Employment is expected to peak at 7% next year, down from the 7.3% forecast earlier. However, NZIER expects unemployment to stay at this level until about March 2011. It expects it will improve by the following year and is picking a 6.3% unemployment rate in March 2012.
Growth in wage inflation is expected to lag, with the NZIER predicting it will slow from 3.5% in March 2010 to 2.2% the following year and 2.4% in March 2012.
"This implies no real wage increases in coming years, yet another cautious signal for the household sector," the think tank says.
Exports, which have been hit by a high New Zealand dollar, are expected to improve next year with a forecast 0.7% lift in March. But, export returns may be stifled by an expected rise in the exchange rate.
However, the NZIER says there is a wide range of views on where the Kiwi dollar will go on a trade weighted basis. It says most expect modest appreciation over the coming years, though some forecasts range from very high, to 2001 lows. The consensus forecast, the NZIER says, is for the TWI to be 62.3 in March 2010, 64.0 in March 2011 and 62.3 in March 2012.
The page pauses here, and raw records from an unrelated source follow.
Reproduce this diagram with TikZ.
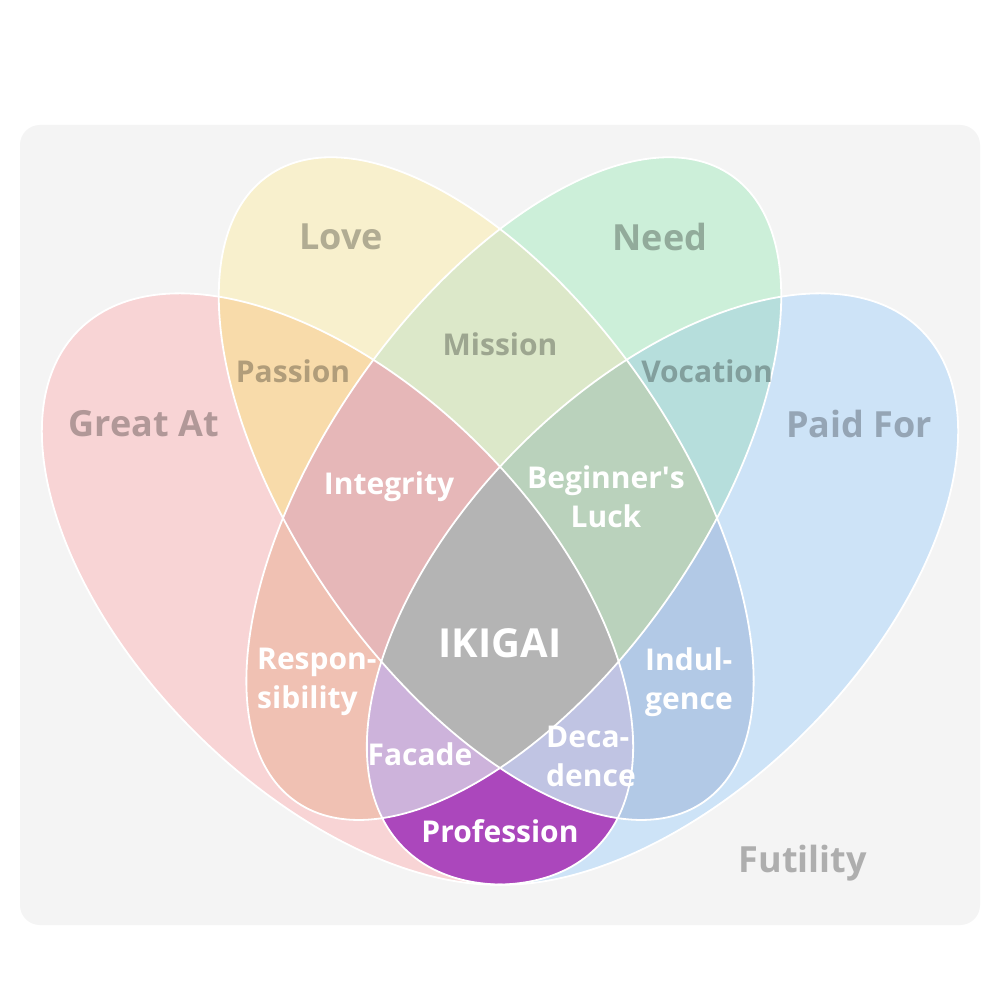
\documentclass[tikz,border=0pt]{standalone}
\usepackage{fontspec}
\setmainfont{Open Sans}
\definecolor{bgC}{HTML}{F4F4F4}
\definecolor{greatC}{HTML}{F8D4D5}
\definecolor{loveC}{HTML}{F8F0CD}
\definecolor{needC}{HTML}{CCEFD9}
\definecolor{paidC}{HTML}{CDE3F7}
\definecolor{passionC}{HTML}{F8DBAA}
\definecolor{missionC}{HTML}{DCE8C9}
\definecolor{vocationC}{HTML}{B6DEDC}
\definecolor{responsC}{HTML}{F0C1B3}
\definecolor{indulgC}{HTML}{B2C9E6}
\definecolor{professC}{HTML}{AB47BC}
\definecolor{integrC}{HTML}{E6B7B8}
\definecolor{luckC}{HTML}{BAD2BC}
\definecolor{facadeC}{HTML}{CDB3DB}
\definecolor{decadC}{HTML}{C0C4E3}
\definecolor{ikigaiC}{HTML}{B4B4B4}
% label colours: the fill of the region, darkened
\definecolor{greatT}{HTML}{B19898}
\definecolor{loveT}{HTML}{B1AC93}
\definecolor{needT}{HTML}{92AB9B}
\definecolor{paidT}{HTML}{95A5B5}
\definecolor{futilT}{HTML}{AEAEAE}
\definecolor{passionT}{HTML}{B19D7A}
\definecolor{missionT}{HTML}{9DA690}
\definecolor{vocationT}{HTML}{829F9D}
\def\petal[#1](#2)(#3:#4:#5){\path[#1, rotate around={#3:(#2)}] (#2) ellipse [x radius=#4, y radius=#5];}
\def\shapeGreat[#1]{\petal[#1](337.5,589)(-45:366:202)}
\def\shapeLove[#1]{\petal[#1](486.2,488.6)(-55.2:381.4:189.2)}
\def\shapeNeed[#1]{\petal[#1](513.8,488.6)(55.2:381.4:189.2)}
\def\shapePaid[#1]{\petal[#1](662.5,589)(45:366:202)}
\tikzset{
	setlabel/.style={font=\fontsize{36}{40}\selectfont\bfseries, inner sep=0},
	duolabel/.style={font=\fontsize{30}{39}\selectfont\bfseries, inner sep=0},
	whitelabel/.style={font=\fontsize{30}{39}\selectfont\bfseries, text=white, inner sep=0, align=left},
}

\begin{document}
\begin{tikzpicture}[x=1pt, y=-1pt]
			%%%%% START %%%%%
			
			\useasboundingbox (0, 0) rectangle (1000, 1000);
			\fill[white] (0, 0) rectangle (1000, 1000);
			\fill[bgC, rounded corners=20pt] (20, 125) rectangle (980, 925);
			
			% one set
			\shapeGreat[fill=greatC]
			\shapeLove[fill=loveC]
			\shapeNeed[fill=needC]
			\shapePaid[fill=paidC]
			
			% two sets
			\begin{scope} \shapeGreat[clip] \shapeLove[fill=passionC] \end{scope}
			\begin{scope} \shapeGreat[clip] \shapeNeed[fill=responsC] \end{scope}
			\begin{scope} \shapeGreat[clip] \shapePaid[fill=professC] \end{scope}
			\begin{scope} \shapeLove[clip] \shapeNeed[fill=missionC] \end{scope}
			\begin{scope} \shapeLove[clip] \shapePaid[fill=indulgC] \end{scope}
			\begin{scope} \shapeNeed[clip] \shapePaid[fill=vocationC] \end{scope}
			
			% three sets
			\begin{scope} \shapeGreat[clip] \shapeLove[clip] \shapeNeed[fill=integrC] \end{scope}
			\begin{scope} \shapeLove[clip] \shapeNeed[clip] \shapePaid[fill=luckC] \end{scope}
			\begin{scope} \shapeGreat[clip] \shapeNeed[clip] \shapePaid[fill=facadeC] \end{scope}
			\begin{scope} \shapeGreat[clip] \shapeLove[clip] \shapePaid[fill=decadC] \end{scope}
			
			% all four
			\begin{scope} \shapeGreat[clip] \shapeLove[clip] \shapeNeed[clip] \shapePaid[fill=ikigaiC] \end{scope}
			
			\shapeGreat[draw=white, line width=1.8pt]
			\shapeLove[draw=white, line width=1.8pt]
			\shapeNeed[draw=white, line width=1.8pt]
			\shapePaid[draw=white, line width=1.8pt]
			
			\node[setlabel, text=loveT] (love) at (341, 237) {Love};
			\node[setlabel, text=needT] (need) at (660, 237) {Need};
			\node[setlabel, text=greatT] (greatat) at (144, 424) {Great At};
			\node[setlabel, text=paidT] (paidfor) at (859, 424) {Paid For};
			\node[setlabel, text=futilT] (futility) at (803, 863) {Futility};
			
			\node[duolabel, text=passionT] (passion) at (293, 371) {Passion};
			\node[duolabel, text=missionT] (mission) at (500, 344) {Mission};
			\node[duolabel, text=vocationT] (vocation) at (707, 371) {Vocation};
			
			\node[whitelabel] (integrity) at (389, 487) {Integrity};
			\node[whitelabel, align=center] (luck) at (606, 497) {Beginner\textquotesingle s\\Luck};
			\node[whitelabel, font=\fontsize{40}{40}\selectfont\bfseries] (ikigai) at (500, 643) {IKIGAI};
			\node[whitelabel, anchor=west] (respons) at (257, 682) {Respon-\\sibility};
			\node[whitelabel, anchor=west] (indulg) at (645, 682) {Indul-\\gence};
			\node[whitelabel] (facade) at (420, 754) {Facade};
			\node[whitelabel, anchor=west] (decad) at (546, 756) {Deca-\\dence};
			\node[whitelabel] (profess) at (500, 831) {Profession};
			
			%%%%% END %%%%%
\end{tikzpicture}
\end{document}
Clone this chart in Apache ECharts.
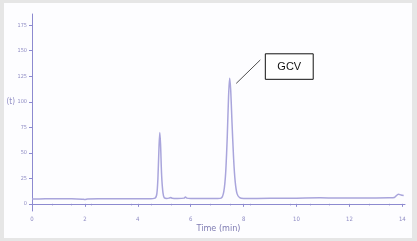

The government books are expected to improve as a result of improved trade, reduced interest payments on overseas debt and reduced on-off tax losses by banks. But, the NZIER says there is uncertainty on how sustainable the improvement in the current account will be.
Inflation is expect to remain under control at between 2.1% and 2.3% between March 2010 and March 2012. This falls towards the upper end of the Reserve Bank's target inflation range of 1%-3%.
Investment activity is predicted to improve, from a pessimistic -15% previously forecast for March 2010, to -10.7%. The NZIER expects investment pessimism to fade in the following two years, with investment activity forecast to be 3.8% in March 2011 and 8.3% in March 2012.